Lansing Fire District

Lansing Fire Commissioners approved the 2020 $1,494,487 budget Tuesday after a public hearing at which no one spoke.  While the tax levy has risen slightly from this year's budget, District Treasurer George Gesslein says the tax rate will actually decrease.

"We make sure the chiefs have what they need within reason," said Fire Commissioner Larry Creighton. "They have been very good with controlling the budget."

Gesslein summarized the budget, explaining that excluding apparatus (vehicle) purchases there hasn't been much change in the budget.  This year's levy is about $40,000 more than last year, but is $11,809 below this year's tax cap limit imposed by New York State.  The 2019 budget was $2.5 million, but over a million of that came from apparatus reserves to pay for new fire trucks, notably a heavy rescue vehicle.  This year Gesslein says only about $200,000, also from reserves, is needed for a few small vehicle purchases, so budget to budget normal expenditures are about the same, rising only with the cost of living.

"We anticipate spending $1,494,487 next year," Gesslein said. "We're going to have revenues of, maybe, $10,000.  We're going to use some unreserved fund balance from this year of $100,000.  So we're going to raise $1,384,487 in property taxes. The tax rate is now 93 cents per thousand for 2020, which is a penny less than it was this year."

A new pumper tanker fire truck is on order, but has already been paid for in full.  The District's policy of collecting money in reserves ahead of time and paying in advance for new apparatus has meant significant savings to taxpayers, because there is no interest on loans, and the District receives a discount for paying in advance.

Commissioners say they save taxpayer money by using a 20 year capital plan that is revised each year.  The plan predicts when specific fire trucks will need to be replaced, as well as capital improvements to the district's four fire stations.  It takes into consideration reserve funds that are added each year so the money is available when it is time to buy apparatus.  The plan also projects the tax rate for each year, with only a few cents change in the 20 year life of the plan.  That allows them to pay cash in full when they order a new truck, which gives the district a discount on the total cost.

"The big trucks are coming in a little less than we projected, which is nice," Gesslein said. "We knock of about $30,000 by paying cash, and the trucks are coming in at $100,000 less on top of that.  That gives us money to pay for the other stuff.  Whether we can continue to reduce the tax rate, I don't know.
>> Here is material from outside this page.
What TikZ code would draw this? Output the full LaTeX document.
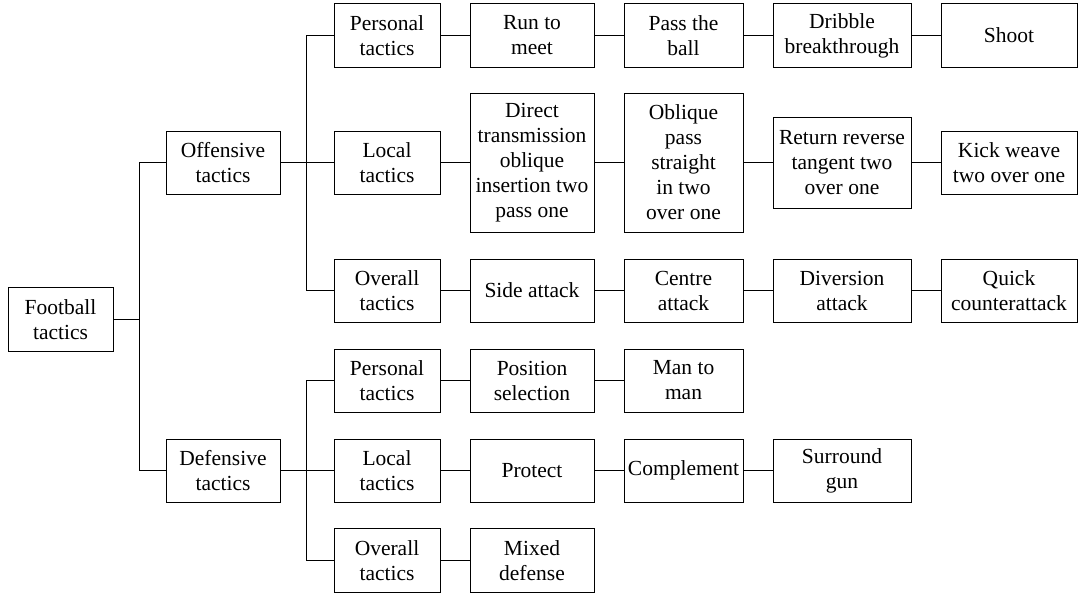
\documentclass[tikz,border=0pt]{standalone}
\usepackage{fontspec}
\setmainfont{Liberation Serif}
\begin{document}
\begin{tikzpicture}[x=1pt,y=-1pt,
  box/.style={draw, line width=1pt, inner sep=0pt, align=center,
    font=\fontsize{21.5}{25}\selectfont},
  conn/.style={line width=1pt}]
\useasboundingbox (0,0) rectangle (1078,595);
% root and level 2
\node[box, minimum width=105pt, minimum height=64pt] (fb) at (60.5,319.5) {Football\\tactics};
\node[box, minimum width=114pt, minimum height=63pt] (off) at (223,162.5) {Offensive\\tactics};
\node[box, minimum width=114pt, minimum height=63pt] (def) at (223,470.5) {Defensive\\tactics};
% offensive rows
\node[box, minimum width=106pt, minimum height=64pt] (oa) at (387,35.5) {Personal\\tactics};
\node[box, minimum width=124pt, minimum height=64pt] (a4) at (532,35.5) {Run to\\meet};
\node[box, minimum width=119pt, minimum height=64pt] (a5) at (683.5,35.5) {Pass the\\ball};
\node[box, minimum width=138pt, minimum height=64pt] (a6) at (842,35.5) {Dribble\\breakthrough};
\node[box, minimum width=136pt, minimum height=64pt] (a7) at (1009,35.5) {Shoot};

\node[box, minimum width=106pt, minimum height=63pt] (ob) at (387,162.5) {Local\\tactics};
\node[box, minimum width=124pt, minimum height=139pt] (b4) at (532,162.5) {Direct\\transmission\\oblique\\insertion two\\pass one};
\node[box, minimum width=119pt, minimum height=139pt] (b5) at (683.5,162.5) {Oblique\\pass\\straight\\in two\\over one};
\node[box, minimum width=138pt, minimum height=91pt] (b6) at (842,162.5) {Return reverse\\tangent two\\over one};
\node[box, minimum width=136pt, minimum height=63pt] (b7) at (1009,162.5) {Kick weave\\two over one};

\node[box, minimum width=106pt, minimum height=63pt] (oc) at (387,290.5) {Overall\\tactics};
\node[box, minimum width=124pt, minimum height=63pt] (c4) at (532,290.5) {Side attack};
\node[box, minimum width=119pt, minimum height=63pt] (c5) at (683.5,290.5) {Centre\\attack};
\node[box, minimum width=138pt, minimum height=63pt] (c6) at (842,290.5) {Diversion\\attack};
\node[box, minimum width=136pt, minimum height=63pt] (c7) at (1009,290.5) {Quick\\counterattack};
% defensive rows
\node[box, minimum width=106pt, minimum height=63pt] (da) at (387,380.5) {Personal\\tactics};
\node[box, minimum width=124pt, minimum height=63pt] (d4) at (532,380.5) {Position\\selection};
\node[box, minimum width=119pt, minimum height=63pt] (d5) at (683.5,380.5) {Man to\\man};

\node[box, minimum width=106pt, minimum height=63pt] (db) at (387,470.5) {Local\\tactics};
\node[box, minimum width=124pt, minimum height=63pt] (e4) at (532,470.5) {Protect};
\node[box, minimum width=119pt, minimum height=63pt] (e5) at (683.5,470.5) {Complement};
\node[box, minimum width=138pt, minimum height=63pt] (e6) at (842,470.5) {Surround\\gun};

\node[box, minimum width=106pt, minimum height=64pt] (dc) at (387,560.5) {Overall\\tactics};
\node[box, minimum width=124pt, minimum height=64pt] (f4) at (532,560.5) {Mixed\\defense};
% junctions
\coordinate (j1) at (139.5,319.5);
\coordinate (j2) at (306.5,162.5);
\coordinate (j3) at (306.5,470.5);
% connectors
\draw[conn] (fb.east) -- (j1);
\draw[conn] (off.west) -| (j1) |- (def.west);
\draw[conn] (off.east) -- (ob.west);
\draw[conn] (oa.west) -| (j2) |- (oc.west);
\draw[conn] (def.east) -- (db.west);
\draw[conn] (da.west) -| (j3) |- (dc.west);
\draw[conn] (oa.east) -- (a4.west);
\draw[conn] (a4.east) -- (a5.west);
\draw[conn] (a5.east) -- (a6.west);
\draw[conn] (a6.east) -- (a7.west);
\draw[conn] (ob.east) -- (b4.west);
\draw[conn] (b4.east) -- (b5.west);
\draw[conn] (b5.east) -- (b6.west);
\draw[conn] (b6.east) -- (b7.west);
\draw[conn] (oc.east) -- (c4.west);
\draw[conn] (c4.east) -- (c5.west);
\draw[conn] (c5.east) -- (c6.west);
\draw[conn] (c6.east) -- (c7.west);
\draw[conn] (da.east) -- (d4.west);
\draw[conn] (d4.east) -- (d5.west);
\draw[conn] (db.east) -- (e4.west);
\draw[conn] (e4.east) -- (e5.west);
\draw[conn] (e5.east) -- (e6.west);
\draw[conn] (dc.east) -- (f4.west);
\end{tikzpicture}
\end{document}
But I think the commissioners are happy doing that if it provides us with the service we need."

That also means no loans.  The page in the printed budget that reports on debt is a series of zeros.  That is how much debt the district has - zero.

"We update it every year," Wagner said.  "It seems to be working, so we're going to keep going that way.  It's nice not paying any kind of interest on those purchases."
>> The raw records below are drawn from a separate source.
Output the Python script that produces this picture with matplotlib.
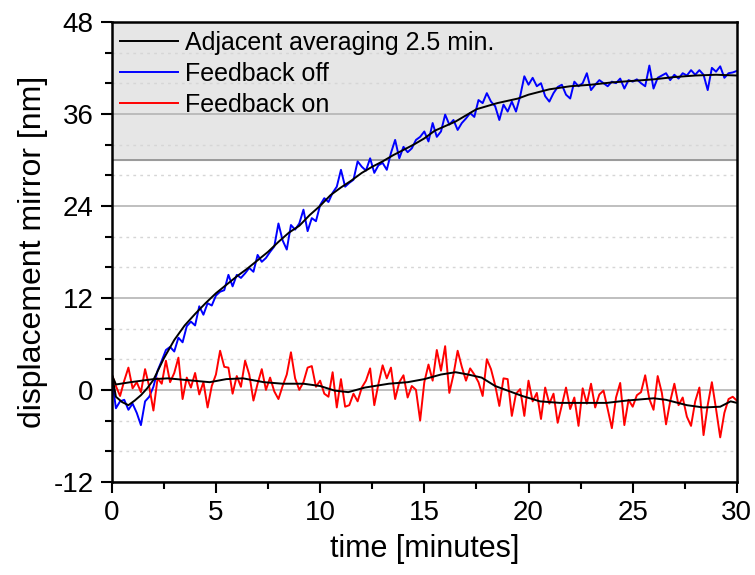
import matplotlib.pyplot as plt
import numpy as np
from matplotlib.ticker import MultipleLocator

plt.rcParams['font.family'] = ['Liberation Sans', 'DejaVu Sans']
plt.rcParams['axes.unicode_minus'] = False

# raw series, sampled every 0.2 min
t_raw = np.arange(0, 30.01, 0.2)
feedback_off = [
    1.7, -2.4, -1.5, -1.3, -2.6, -1.8, -3.0, -4.6, -1.5, -0.9,
    0.4, 2.5, 3.8, 5.2, 5.6, 5.0, 6.8, 6.2, 8.3, 8.9,
    8.4, 10.9, 9.8, 11.3, 11.0, 12.3, 12.8, 13.0, 15.0, 13.5,
    15.0, 14.6, 15.2, 15.9, 15.4, 17.6, 16.7, 17.2, 18.0, 18.7,
    21.7, 19.5, 18.3, 21.5, 20.9, 21.7, 23.5, 20.7, 22.4, 22.0,
    24.1, 25.0, 24.5, 25.7, 26.5, 28.7, 26.5, 27.0, 27.4, 29.8,
    29.1, 28.6, 30.2, 28.3, 29.3, 29.6, 28.7, 30.9, 32.6, 30.2,
    31.7, 31.0, 31.5, 32.6, 33.0, 33.7, 32.4, 34.8, 33.0, 33.7,
    35.9, 34.6, 35.2, 33.9, 34.8, 35.4, 36.1, 35.6, 37.8, 37.4,
    38.7, 37.6, 37.0, 35.2, 37.2, 36.3, 37.6, 36.3, 38.3, 40.9,
    39.8, 40.7, 39.6, 40.0, 38.3, 37.6, 38.7, 39.5, 39.8, 38.5,
    38.0, 40.2, 39.6, 40.0, 41.3, 39.1, 39.8, 40.4, 40.0, 39.6,
    40.2, 40.0, 40.6, 39.3, 40.4, 40.2, 40.5, 40.0, 39.6, 42.3,
    39.3, 40.7, 41.0, 41.3, 40.4, 41.1, 40.6, 41.3, 41.0, 41.7,
    41.1, 41.7, 41.1, 39.1, 42.0, 41.5, 42.2, 40.7, 41.3, 41.4,
    41.6,
]
feedback_on = [
    2.0, 0.5, -0.8, 1.2, 2.9, 0.2, 1.0, -0.3, 2.7, 0.4,
    -2.7, 1.5, 0.8, 3.8, 1.0, 2.2, 4.2, -1.2, 1.6, 0.3,
    2.2, -0.6, 1.0, -2.3, 0.5, 2.0, 5.1, 3.0, 2.9, -0.5,
    1.8, 0.4, 3.8, 2.0, -1.4, 0.8, 2.7, 0.0, 1.6, -0.2,
    -1.2, 0.5, 2.0, 4.9, 1.5, 0.0, 1.0, 2.9, 3.1, 0.4,
    1.2, -0.5, -0.9, 2.3, -2.3, 1.4, -2.2, -2.0, -0.5, -1.5,
    0.3, 1.2, 2.8, -2.0, 0.8, 3.2, 1.5, 2.9, -1.2, 1.0,
    1.9, -1.0, 0.5, 0.0, -4.0, 1.0, 3.3, 1.2, 5.2, 2.5,
    5.7, -0.4, 2.0, 5.1, 3.0, 1.2, 2.8, 2.0, 1.0, -0.8,
    4.0, 2.7, 0.6, -2.1, 1.5, 1.4, -3.4, -0.5, 0.1, -3.4,
    1.2, -1.5, -0.4, -3.8, 0.3, -1.8, -0.5, -4.3, -2.0, 0.3,
    -2.5, -1.0, -4.7, 0.2, -1.8, 0.8, -2.3, -0.6, -0.1, -2.5,
    -5.0, -1.0, 0.9, -4.6, -1.3, -2.2, -0.7, -0.3, 1.9, -1.2,
    -2.6, 1.8, -0.4, -4.5, -1.5, 0.8, -2.0, -1.0, -3.5, -4.7,
    -1.5, 0.3, -5.9, -2.0, 1.0, -2.5, -6.2, -3.0, -1.2, -0.9,
    -1.4,
]

# adjacent averaging (2.5 min) curves
t_avg_off = [0, 0.2, 0.5, 0.8, 1.1, 1.4, 1.7, 2.0, 2.5, 3.0, 3.5, 4.0, 4.5,
             5.0, 5.5, 6.0, 6.5, 7.0, 7.5, 8.0, 8.5, 9.0, 9.5, 10.0, 10.5,
             11.0, 11.5, 12.0, 12.5, 13.0, 13.5, 14.0, 14.5, 15.0, 15.5,
             16.0, 16.5, 17.0, 17.5, 18.0, 18.5, 19.0, 19.5, 20.0, 21, 22,
             23, 24, 25, 26, 27, 28, 29, 30]
avg_off = [2.2, -0.9, -1.6, -2.0, -1.4, -0.7, 0.2, 1.3, 4.1, 6.5, 8.4, 9.9,
           11.3, 12.6, 13.7, 14.8, 15.8, 16.9, 18.0, 19.3, 20.5, 21.4, 22.8,
           24.0, 25.4, 26.4, 27.3, 28.3, 29.1, 29.8, 30.6, 31.3, 32.0, 32.8,
           33.8, 34.4, 35.0, 35.8, 36.6, 37.0, 37.4, 37.7, 38.0, 38.5, 39.2,
           39.6, 39.8, 40.1, 40.3, 40.5, 40.8, 41.0, 41.1, 41.0]
t_avg_on = [0, 0.2, 0.9, 2.0, 2.7, 3.9, 4.7, 5.5, 6.3, 7.3, 8.2, 9.2, 10.0,
            10.7, 11.35, 12.15, 13.3, 14.2, 15.0, 15.8, 16.5, 17.1, 17.75,
            18.4, 19.0, 19.7, 20.55, 21.5, 22.8, 23.75, 24.7, 26.0, 26.6,
            27.6, 28.4, 29.2, 29.7, 30.0]
avg_on = [2.0, 0.7, 1.0, 1.4, 1.5, 1.2, 1.0, 1.4, 1.5, 1.0, 0.8, 0.8, 0.5,
          -0.1, -0.3, 0.3, 0.8, 1.0, 1.4, 2.0, 2.3, 2.0, 1.6, 0.5, -0.1, -0.8,
          -1.5, -1.7, -1.7, -1.7, -1.4, -1.1, -1.3, -2.0, -2.3, -2.2, -1.5,
          -1.7]

fig = plt.figure(figsize=(7.55, 5.75), dpi=100)
ax = fig.add_axes([0.148, 0.162, 0.828, 0.8])

ax.axhspan(30, 48, color='#e6e6e6', zorder=0)
ax.axhline(30, color='#8c8c8c', lw=1.2, zorder=0.5)

ax.plot(t_raw, feedback_off, color='#0000ff', lw=1.4, label='Feedback off', zorder=2)
ax.plot(t_raw, feedback_on, color='#ff0000', lw=1.4, label='Feedback on', zorder=2)
ax.plot(t_avg_off, avg_off, color='black', lw=1.4,
        label='Adjacent averaging 2.5 min.', zorder=3)
ax.plot(t_avg_on, avg_on, color='black', lw=1.4, zorder=3)

ax.set_xlim(0, 30)
ax.set_ylim(-12, 48)
ax.xaxis.set_major_locator(MultipleLocator(5))
ax.xaxis.set_minor_locator(MultipleLocator(2.5))
ax.yaxis.set_major_locator(MultipleLocator(12))
ax.yaxis.set_minor_locator(MultipleLocator(4))

ax.grid(which='major', axis='y', color='#b4b4b4', lw=1.2, zorder=0.6)
ax.grid(which='minor', axis='y', color='#d6d6d6', lw=1.0, ls=(0, (2, 3)), zorder=0.6)
ax.set_axisbelow(True)

ax.tick_params(which='major', direction='out', length=8, width=1.5, labelsize=20,
               top=False, right=False, pad=5)
ax.tick_params(which='minor', direction='out', length=5, width=1.5,
               top=False, right=False)
for s in ax.spines.values():
    s.set_linewidth(1.8)

ax.set_xlabel('time [minutes]', fontsize=22, labelpad=6)
ax.set_ylabel('displacement mirror [nm]', fontsize=23, labelpad=4)

h, l = ax.get_legend_handles_labels()
order = [2, 0, 1]
ax.legend([h[i] for i in order], [l[i] for i in order], loc='upper left',
          frameon=False, fontsize=18, handlelength=2.3, handletextpad=0.3,
          labelspacing=0.28, borderaxespad=0.1, borderpad=0.25)

fig.savefig('out.png', dpi=100)
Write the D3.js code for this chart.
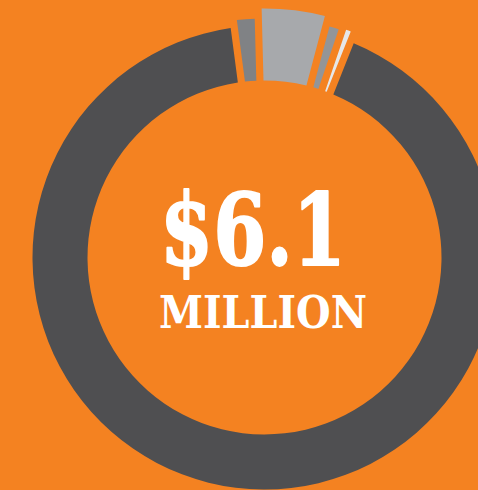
<!DOCTYPE html>
<html>
<head>
<meta charset="utf-8">
<script src="https://cdn.jsdelivr.net/npm/d3@7"></script>
<style>
  body { margin: 0; background: #F48221; }
  svg { display: block; }
</style>
</head>
<body>
<script>
// Slice values ($ millions), in order clockwise from just left of the top
const categories = ["Segment B", "Segment C", "Segment D", "Segment E", "Segment A"];
const amounts = [0.07, 0.25, 0.035, 0.015, 5.73];
const totalLabel = "$6.1";
const unitLabel = "MILLION";

// Styling per slice
const sliceColors = ["#808285", "#A7A9AC", "#939598", "#E6E7E8", "#4F4F51"];
const sliceOuter = [239, 249, 240, 242, 232];

const width = 478, height = 490;
const cx = 264.5, cy = 257.5;
const innerR = 177;

const svg = d3.select("body")
              .append("svg")
              .attr("width", width)
              .attr("height", height);

svg.append("rect")
   .attr("width", width)
   .attr("height", height)
   .attr("fill", "#F48221");

const g = svg.append("g")
             .attr("transform", `translate(${cx},${cy})`);

const deg = Math.PI / 180;
const start = -7.5 * deg;

const pie = d3.pie()
              .sort(null)
              .value(d => d)
              .startAngle(start)
              .endAngle(start + 2 * Math.PI)
              .padAngle(2 * deg);

const arcs = pie(amounts);

g.selectAll("path")
 .data(arcs)
 .join("path")
 .attr("fill", (d, i) => sliceColors[i])
 .attr("d", (d, i) => d3.arc()
      .innerRadius(innerR)
      .outerRadius(sliceOuter[i])
      .padRadius(205)(d));

// Center labels
svg.append("text")
   .attr("x", 160)
   .attr("y", 265)
   .attr("textLength", 186)
   .attr("lengthAdjust", "spacingAndGlyphs")
   .style("font-family", "'DejaVu Serif', serif")
   .style("font-weight", "bold")
   .style("font-size", "100px")
   .attr("fill", "#fff")
   .attr("stroke", "#fff")
   .attr("stroke-width", 2)
   .attr("stroke-linejoin", "round")
   .text(totalLabel);

svg.append("text")
   .attr("x", 159)
   .attr("y", 328)
   .attr("textLength", 208)
   .attr("lengthAdjust", "spacingAndGlyphs")
   .style("font-family", "'DejaVu Serif', serif")
   .style("font-weight", "bold")
   .style("font-size", "45px")
   .attr("fill", "#fff")
   .text(unitLabel);
</script>
</body>
</html>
Although the public hearing was advertised for several weeks, including on the Town of Lansing Web site, nobody attended it.  Fire Commission Chair Robert Wagner said that is not unusual for district budget hearings.

"When we go to conferences and they ask for a show of hands from people who had the public come to their public hearings," he said. "Maybe one of them has a couple."

The commissioners approved the budget 3-0.